Odio llegar a aquella desoladora casa y ver a esa puta muerta sobre la hamaca desprendiendo un aberrante olor a inframundo que los pequeños mastican casi con gusto, como si para ellos lo pútrido fuese su fuente de vida.
Me lanzo sobre el colchón y ellos no duermen, solo me golpean la espalda y piden. Pero yo no oigo. Piden, gritan, como las calles, me arañan. Me levanto golpeándoles y vuelvo a mi verdadero hogar que es la calle que brilla con la lluvia y las farolas. A veces me quedo inmerso, sublimado por la tintineante luz anaranjada que en ocasiones se funde en una implosión que parece absorber vidas en su propia muerte.
Deseo morir como esas luces, brillando siempre y que en mi muerte a todos les falte vida. Que en mi muerte el peligro sea más amenazante, más triste e inerte, que mi falta, mi ausencia, sea el auriga que vaga conduciendo a las saladas gotas de lluvia descendiendo por las mejillas de los que nunca sufrieron.
Las luces de la calle son lo único que refleja mi lucidez en mis ideas, cada vez menos presentes y más ambiguas y confusas.
Luego llega el día y la gente que pasea, la gente que camina, que tiene un trabajo, la gente que sonríe como si no estuviéramos aquí los desfavorecidos, la gente que bloquea la solidaridad, la gente que simplemente vive, me da asco. Todos son entes sin nada a lo que aspirar mientras la sociedad ya ha guiado sus pasos de marionetas tediosas y sin cerebro.
Ojalá la calle por la que pasáis como si no fuera mi hogar también os arrastrara con mediocridad infinita a través de todos los charcos de barro y vómitos en los que siempre caigo.
Ojalá esos pequeños ya estén muertos y cuando amanezca pueda arrancarlos de la pocilga en la que habitaré solo hasta mi propia muerte. Que al llegar, sus expresiones faciales de dolor, sus bocas abiertas de hambre y sus ojos desorbitados por el miedo a su propia muerte por fin me permitan sentir esa alegría que no recuerdo haber experimentado.

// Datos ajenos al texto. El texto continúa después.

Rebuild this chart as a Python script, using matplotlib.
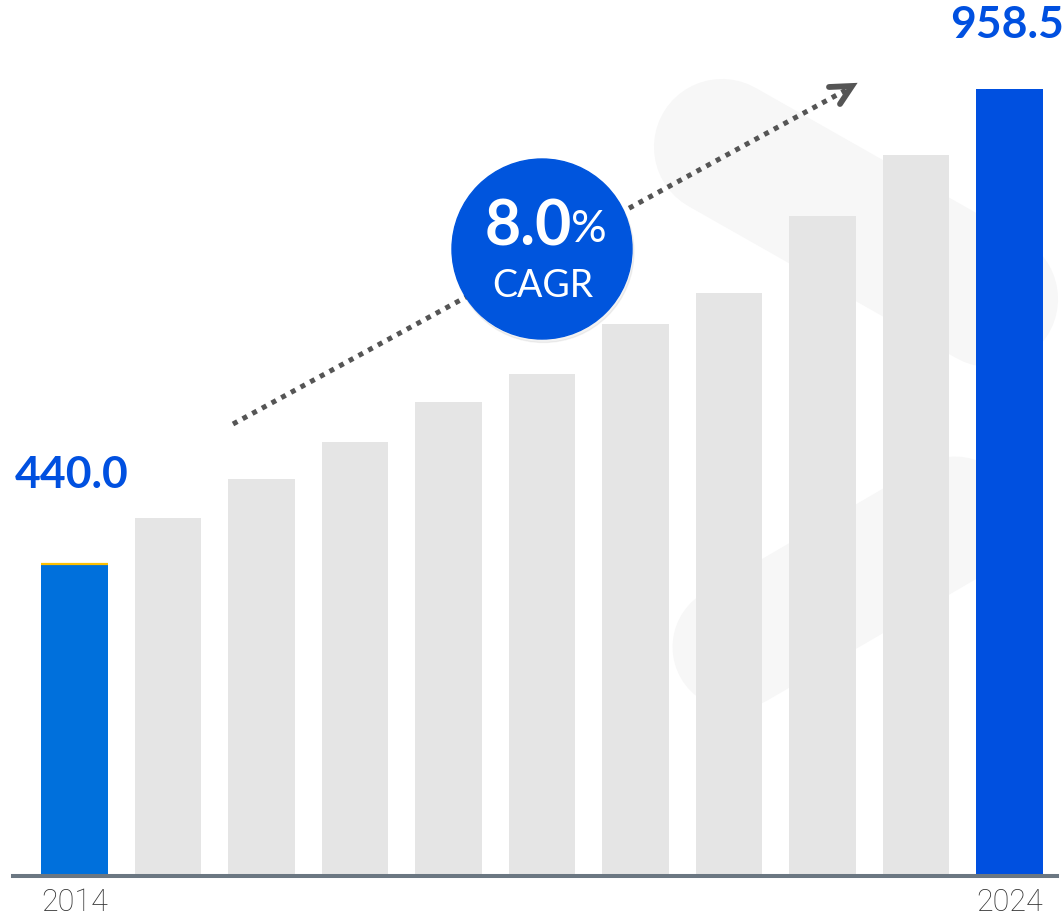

Quizá despedazar sus cuerpos, esos tres cuerpos hediondos, y con ellos alimentar a las ratas que siempre me acompañan y que solo salen en la noche, cuando me escuchan, cuando saben que pueden confiar en un ser humano que se parezca a ellas. Alimentarlas con esa carne de alimaña que es mi familia. Carne de carroña.
Por fin muerte, por fin solo. Salir de la calle en el día y cobijarme en ella en la noche, donde sé que estoy protegido por la nada.
La noche, en la que la calle me abraza, me susurra y me alimenta. La noche y la calle que ya no arañan, ni muerden, ni ladran, ni escupen.